Tonganoxie’s own Man of Merit defies stereotypes
THS grad named to select list at KU
Jenny McKee first met Bret Koch in one of her classes at Kansas University.
It was an 80-student health and human sexuality class.
“It’s kind of daunting to get up and speak,” McKee said.
But Koch, a 2010 Tonganoxie High School graduate, was engaging, both during and after class.
Koch’s eagerness to learn was one of several reasons McKee nominated him to be part of the 2014 KU Men of Merit.
Last week, this year’s 15-member group of students, faculty and staff was recognized during a reception. They also are featured on posters available at KU’s Student Involvement and Leadership Center.
Former KU football player Gary Green created the poster project six years ago as a way to increase awareness of the importance of education and involvement in men’s lives, inspire campus men to take an active role in their college experience and provide role models and mentors for men to be successful.
Koch, a KU junior majoring in community health with a double minor in business and leadership, said he was taken aback by McKee’s nomination.
“I was ecstatic to hear that I had been named as a KU Man of Merit,” Koch said. “It is a huge honor to be chosen, and I was incredibly thankful to know that someone thought highly enough of me to nominate me for this award.”
McKee also works as a health educator in KU’s student health services, where Koch volunteers in the center’s peer health education group.
During the week, the THS graduate works with preschool children at Googols of Learning. Every other weekend, he assists adults with intellectual disabilities at Cottonwood Inc.
“I don’t know a lot of other young men who have to deal with 3-, 4- and 5-year-olds on a daily basis,” McKee said.
Koch also works as a student leadership intern and as a wellness coach for Herbalife.
In addition to volunteering in the peer education group, he serves as director of fundraising for KU Dance Marathon, is vice president of the Community Health Outreach Program, National Advisory Board Chair for the Multicultural Scholars Program and is on the Dean’s Leadership Team.
In total, that’s five organizations and four jobs.
Koch admits that some nights he doesn't get much sleep, but he said he enjoys being busy and building long-lasting relationships.

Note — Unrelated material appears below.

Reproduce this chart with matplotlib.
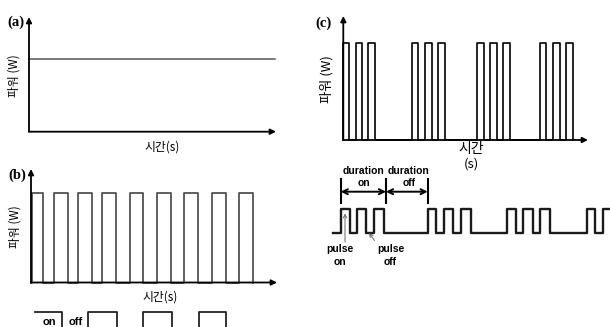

KU Men of Merit also are recognized for positively defining masculinity through challenging norms, taking action and leading by example while making contributions to KU and the surrounding community.
For Koch, those are important attributes. He said there are constant stereotypes made regarding sexual orientation in today’s society.
“For me personally, being an individual who identifies with the Lesbian, Gay, Transgender, Bisexual and Queer community, and being able to achieve an honor such as this, with sexual orientation and gender expression having no affiliation with the reasoning for being selected, is a great feeling,” Koch said. “It is the beginning of a progressive movement to eliminate barriers and assumptions based around sexual orientation.”
Koch said he was proud to have been selected for the recognition thanks to McKee. He said he views her as a mentor and friend.
“She’s helped me tremendously with not only school-related things, but personal issues as well,” Koch said.
McKee said she invited her son to the Men of Merit reception so he could see a true male role model in Koch.
She said that when she first met Koch, she had a hunch he would be making a name for himself in “a big way” down the road.
“From the day I met Bret, I knew that,” she said. “He always stands up and advocates for those who can’t advocate for themselves.
“With every fiber of my being I believe that he is one of those people.”